Contemporary Danish Piano Music
Per NØRGÅRD (b. 1932)
Piano Sonata (1949) [9:01]
Toccata (1949) [9:32]
Sonate, Op. 6 (1953,
rev. 1956-57) [13:23]
Finn LYKKEBO (1937-1984)
Tableaux Pour Piano (1969, rev. 1978) [9:24]
Lars Aksel BISGAARD (b. 1947)
Stadier, Op. 1 (1973-74) [16:20]
Barcarole – Lento E Tranquillo (1986-87) [3:14]
Walking (2014) [4:59]
Carl Petersson (piano)
rec. Royal Danish Academy of Music, Copenhagen, 28 June, 6 December 2014, 21 February 2015
world première recordings except Nørgård op. 6
GRAND PIANO GP717 [66:19]
This interesting disc offers music by three contemporary Danish composers, including arguably the most important of them all, Per Nørgård. Nørgård's music I know fairly well but the other two, Finn Lykkebo and Lars Aksel Bisgaard, are less known and are new to me.

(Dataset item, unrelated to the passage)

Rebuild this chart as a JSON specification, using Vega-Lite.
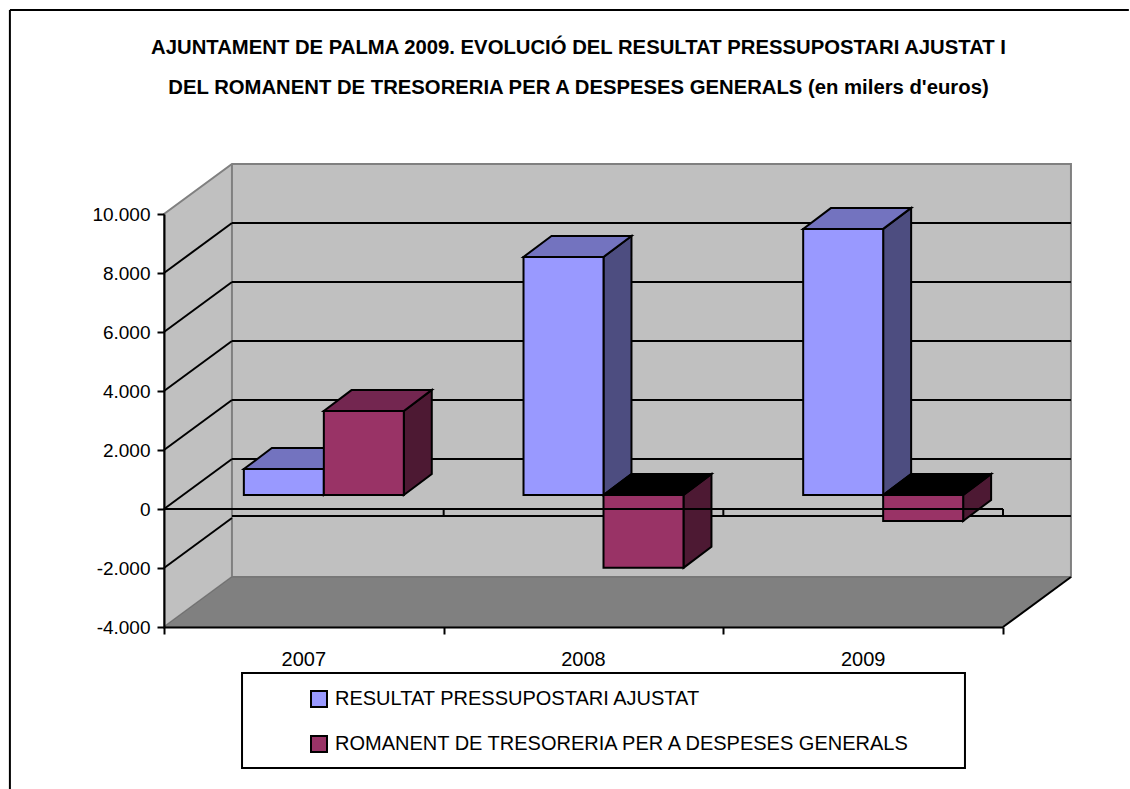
{
"$schema":"https://vega.github.io/schema/vega-lite/v6.json",
"width":839,"height":413,
"autosize":"none",
"padding":{"left":164,"top":214,"right":127,"bottom":162},
"background":"white",
"title":{"text":["AJUNTAMENT DE PALMA 2009. EVOLUCIÓ DEL RESULTAT PRESSUPOSTARI AJUSTAT I","DEL ROMANENT DE TRESORERIA PER A DESPESES GENERALS (en milers d'euros)"],"font":"Liberation Sans","fontWeight":"bold","fontSize":20.3,"lineHeight":40,"anchor":"middle","dx":-5,"offset":-89,"color":"black"},
"config":{"view":{"stroke":null},"axis":{"grid":false,"title":null,"labelFont":"Liberation Sans","labelFontSize":19,"labelColor":"black","domainColor":"black","tickColor":"black","domainWidth":2,"tickWidth":2,"tickSize":7}},
"datasets":{
"bars":[
{"year":"2007","series":"RESULTAT PRESSUPOSTARI AJUSTAT","value":880},
{"year":"2007","series":"ROMANENT DE TRESORERIA PER A DESPESES GENERALS","value":2850},
{"year":"2008","series":"RESULTAT PRESSUPOSTARI AJUSTAT","value":8070},
{"year":"2008","series":"ROMANENT DE TRESORERIA PER A DESPESES GENERALS","value":-2470},
{"year":"2009","series":"RESULTAT PRESSUPOSTARI AJUSTAT","value":9020},
{"year":"2009","series":"ROMANENT DE TRESORERIA PER A DESPESES GENERALS","value":-880}],
"sides":[
{"id":"B07","tone":"a","x":0.5,"lo":0,"hi":880},{"id":"B07","tone":"a","x":0.6,"lo":712,"hi":1592},
{"id":"R07","tone":"b","x":0.786,"lo":0,"hi":2850},{"id":"R07","tone":"b","x":0.886,"lo":712,"hi":3562},
{"id":"B08","tone":"a","x":1.5,"lo":0,"hi":8070},{"id":"B08","tone":"a","x":1.6,"lo":712,"hi":8782},
{"id":"R08","tone":"b","x":1.786,"lo":-2470,"hi":0},{"id":"R08","tone":"b","x":1.886,"lo":-1758,"hi":712},
{"id":"B09","tone":"a","x":2.5,"lo":0,"hi":9020},{"id":"B09","tone":"a","x":2.6,"lo":712,"hi":9732},
{"id":"R09","tone":"b","x":2.786,"lo":-880,"hi":0},{"id":"R09","tone":"b","x":2.886,"lo":-168,"hi":712}],
"tops":[
{"id":"B07","tone":"a","y":880,"x":0.214,"x2":0.5},{"id":"B07","tone":"a","y":1592,"x":0.314,"x2":0.6},
{"id":"R07","tone":"b","y":2850,"x":0.5,"x2":0.786},{"id":"R07","tone":"b","y":3562,"x":0.6,"x2":0.886},
{"id":"B08","tone":"a","y":8070,"x":1.214,"x2":1.5},{"id":"B08","tone":"a","y":8782,"x":1.314,"x2":1.6},
{"id":"R08","tone":"n","y":0,"x":1.5,"x2":1.786},{"id":"R08","tone":"n","y":712,"x":1.6,"x2":1.886},
{"id":"B09","tone":"a","y":9020,"x":2.214,"x2":2.5},{"id":"B09","tone":"a","y":9732,"x":2.314,"x2":2.6},
{"id":"R09","tone":"n","y":0,"x":2.5,"x2":2.786},{"id":"R09","tone":"n","y":712,"x":2.6,"x2":2.886}],
"grid":[
{"x":0,"x2":0.243,"y":8000,"y2":9695},{"x":0.243,"x2":3.243,"y":9695,"y2":9695},
{"x":0,"x2":0.243,"y":6000,"y2":7695},{"x":0.243,"x2":3.243,"y":7695,"y2":7695},
{"x":0,"x2":0.243,"y":4000,"y2":5695},{"x":0.243,"x2":3.243,"y":5695,"y2":5695},
{"x":0,"x2":0.243,"y":2000,"y2":3695},{"x":0.243,"x2":3.243,"y":3695,"y2":3695},
{"x":0,"x2":0.243,"y":0,"y2":1695},{"x":0.243,"x2":3.243,"y":1695,"y2":1695},
{"x":0,"x2":0.243,"y":-2000,"y2":-305},{"x":0.243,"x2":3.243,"y":-240,"y2":-240},
{"x":3,"x2":3.243,"y":-4000,"y2":-2305}],
"zero":[
{"x":0,"x2":3,"y":0,"y2":0},
{"x":1,"x2":1,"y":0,"y2":-237},{"x":2,"x2":2,"y":0,"y2":-237},{"x":3,"x2":3,"y":0,"y2":-237}],
"frame":[
{"x":-0.551,"x2":-0.551,"y":16916,"y2":-10000},{"x":-0.551,"x2":3.45,"y":16916,"y2":16916}]
},
"layer":[
{"data":{"values":[{"x":0,"lo":-4000,"hi":10000},{"x":0.243,"lo":-2305,"hi":11695},{"x":3.243,"lo":-2305,"hi":11695}]},
 "mark":{"type":"area","fill":"#c0c0c0","stroke":"#808080","strokeWidth":2},
 "encoding":{"x":{"field":"x","type":"quantitative","scale":{"domain":[0,3],"nice":false,"zero":false},"axis":{"values":[0,1,2,3],"labels":false,"domain":true,"ticks":true,"zindex":1,"orient":"bottom"}},
 "y":{"field":"lo","type":"quantitative","scale":{"domain":[-4000,10000],"nice":false,"zero":false},"axis":{"values":[-4000,-2000,0,2000,4000,6000,8000,10000],"labelPadding":7,"zindex":1,"labelExpr":"replace(replace(format(datum.value, ','), ',', '.'), '−', '-')"}},
 "y2":{"field":"hi"}}},
{"data":{"values":[{"x":0.243,"lo":-2305,"hi":11695}]},
 "mark":{"type":"rule","stroke":"#808080","strokeWidth":2},
 "encoding":{"x":{"field":"x","type":"quantitative","scale":{"domain":[0,3],"nice":false,"zero":false},"axis":null},"y":{"field":"lo","type":"quantitative"},"y2":{"field":"hi"}}},
{"data":{"values":[{"y":-4000,"x":0,"x2":3},{"y":-2305,"x":0.243,"x2":3.243}]},
 "mark":{"type":"area","orient":"horizontal","fill":"#808080","stroke":"#707070","strokeWidth":1},
 "encoding":{"y":{"field":"y","type":"quantitative"},"x":{"field":"x","type":"quantitative","scale":{"domain":[0,3],"nice":false,"zero":false},"axis":null},"x2":{"field":"x2"}}},
{"data":{"name":"grid"},"mark":{"type":"rule","stroke":"black","strokeWidth":2},
 "encoding":{"x":{"field":"x","type":"quantitative","scale":{"domain":[0,3],"nice":false,"zero":false},"axis":null},"x2":{"field":"x2"},"y":{"field":"y","type":"quantitative"},"y2":{"field":"y2"}}},
{"data":{"name":"sides"},"mark":{"type":"area","stroke":"black","strokeWidth":2,"xOffset":20,"yOffset":-14,"y2Offset":-14},
 "encoding":{"x":{"field":"x","type":"quantitative","scale":{"domain":[0,3],"nice":false,"zero":false},"axis":null},"y":{"field":"lo","type":"quantitative"},"y2":{"field":"hi"},"detail":{"field":"id"},
 "color":{"field":"tone","type":"nominal","legend":null,"scale":{"domain":["a","b"],"range":["#4d4d80","#4d1933"]}}}},
{"data":{"name":"tops"},"mark":{"type":"area","orient":"horizontal","stroke":"black","strokeWidth":2,"xOffset":20,"x2Offset":20,"yOffset":-14},
 "encoding":{"y":{"field":"y","type":"quantitative"},"x":{"field":"x","type":"quantitative","scale":{"domain":[0,3],"nice":false,"zero":false},"axis":null},"x2":{"field":"x2"},"detail":{"field":"id"},
 "color":{"field":"tone","type":"nominal","legend":null,"scale":{"domain":["a","b","n"],"range":["#7373bf","#732650","#000000"]}}}},
{"data":{"name":"bars"},"mark":{"type":"bar","stroke":"black","strokeWidth":2,"yOffset":-14,"y2Offset":-14},
 "encoding":{"x":{"field":"year","type":"nominal","scale":{"range":[20,859],"paddingInner":0.428,"paddingOuter":0.214},"axis":null},
 "xOffset":{"field":"series","type":"nominal"},
 "y":{"field":"value","type":"quantitative"},"y2":{"datum":0},
 "color":{"field":"series","type":"nominal","scale":{"range":["#9999ff","#993366"]},"legend":null}}},
{"data":{"name":"zero"},"mark":{"type":"rule","stroke":"black","strokeWidth":2},
 "encoding":{"x":{"field":"x","type":"quantitative","scale":{"domain":[0,3],"nice":false,"zero":false},"axis":null},"x2":{"field":"x2"},"y":{"field":"y","type":"quantitative"},"y2":{"field":"y2"}}},
{"data":{"values":[{"x":0.279,"x2":2.864,"y":-5560,"y2":-8780}]},"mark":{"type":"rect","fill":"white","stroke":"black","strokeWidth":2},
 "encoding":{"x":{"field":"x","type":"quantitative","scale":{"domain":[0,3],"nice":false,"zero":false},"axis":null},"x2":{"field":"x2"},"y":{"field":"y","type":"quantitative"},"y2":{"field":"y2"}}},
{"data":{"name":"bars"},"mark":{"type":"point","opacity":0,"filled":true},
 "encoding":{"x":{"field":"year","type":"nominal","scale":{"type":"band","paddingInner":0.428,"paddingOuter":0.214},"axis":{"orient":"bottom","ticks":false,"domain":false,"labelAngle":0,"labelPadding":22,"labelFontSize":20}},"y":{"field":"value","type":"quantitative"},
 "color":{"field":"series","type":"nominal","scale":{"range":["#9999ff","#993366"]},
 "legend":{"title":null,"orient":"none","legendX":145,"legendY":475,"symbolType":"square","symbolSize":256,"symbolOpacity":1,"symbolStrokeColor":"black","symbolStrokeWidth":2,"labelFont":"Liberation Sans","labelFontSize":20,"labelColor":"black","labelLimit":700,"labelOffset":6,"rowPadding":21}}}},
{"data":{"name":"frame"},"mark":{"type":"rule","stroke":"black","strokeWidth":2},
 "encoding":{"x":{"field":"x","type":"quantitative","scale":{"domain":[0,3],"nice":false,"zero":false},"axis":null},"x2":{"field":"x2"},"y":{"field":"y","type":"quantitative"},"y2":{"field":"y2"}}}
],
"resolve":{"scale":{"x":"independent","color":"independent"},"axis":{"x":"independent"}}
}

I have come to know Per Nørgård mainly through his orchestral music, which has great variety and imagination, and also his vocal music. The disc of his Songs from Evening Land is a stunner (Dacapo 8.226060). Born in 1932, two of the pieces presented here date from his teenage years and receive their premiere recording. Both the Piano Sonata and the Toccata are from 1949 and show the influence of Stravinsky’s neo-classicism but also the Nordic styles of Sibelius, Nielsen and his would-be teacher Vagn Holmboe. These are both bravura three movement pieces with the Toccata especially showing the excitement of youth. For me, the Toccata also bears the influence of that other great Dane, Rued Langgard. I can hear the influence of his Insektarium (1917) in the younger man's music. Both these pieces belie Nørgård’s tender age, and show compositional skill beyond his seventeen years.
The Sonata Op. 6 (1953, revised 1956-57), is a step up in style and shows a composer coming to terms with the modernist music of the day and especially that of his then teacher, Holmboe. Although composed whilst Nørgård was still a student, it is the first piano piece that the composer himself acknowledges. It is a single movement construct containing many contrasting sections and points towards Nørgård’s mature style, which the composer described as being “wholeheartedly attached to the Northern symphonic tradition”.
Both Finn Lykkebo (1937-1984) and Lars Aksel Bisgaard (b. 1947) are linked to Nørgård through their studies. Lykkebo studied composition with the great man, whilst Bisgaard was a student of Lykkebo whilst still a schoolboy, before going on to the Academy of Music in Aarhus where Nørgård was his teacher.
Finn Lykkebo, despite his work with Nørgård, regarded himself as self-taught, and his music shows little influence of his teacher. His style is deeply rooted in the Nordic tradition but this is tempered by the western European serialism of the day, although he soon rejected this. The five short pieces that make up Tableaux (1969, revised 1978) show this influence in their concise make-up rather than anything else. Although he adopts the atonal twelve tone system in these compositions, it is not employed in the style of Schoenberg or Webern, rather they have a sense of rhythm and even melody.
Lars Aksel Bisgaard first studied musicology before theory and music history and finally composition with Nørgård at the Academy of Music in Aarhus (1975-81). His music shows more of an influence of his teacher than Lykkebo’s did, but even then, this influence is not that overtly apparent. This is most prominent in the first of his pieces presented on this disc, Stadier, which is his Op.1 (1973-1974). His Barcarole (1986-1987) is influenced by the romantic voices of Mendelssohn and Chopin, especially his Op. 60 Barcarolle. The final piece of his on this disc, although dating from 2014, is actually based upon sketches from the composer's youth, and like all the music on this disc is very approachable.
The playing of Carl Petersson is excellent throughout. His control, especially in the faster more virtuosic sections is as measured as in the slower and more meditative moments. The sound is also excellent with the acoustic of the hall being most pleasing. The booklet notes are by Lars Aksel Bisgaard himself, and are informative and helpful, especially as online searches provide you with very little information of Lykkebo and Bisgaard.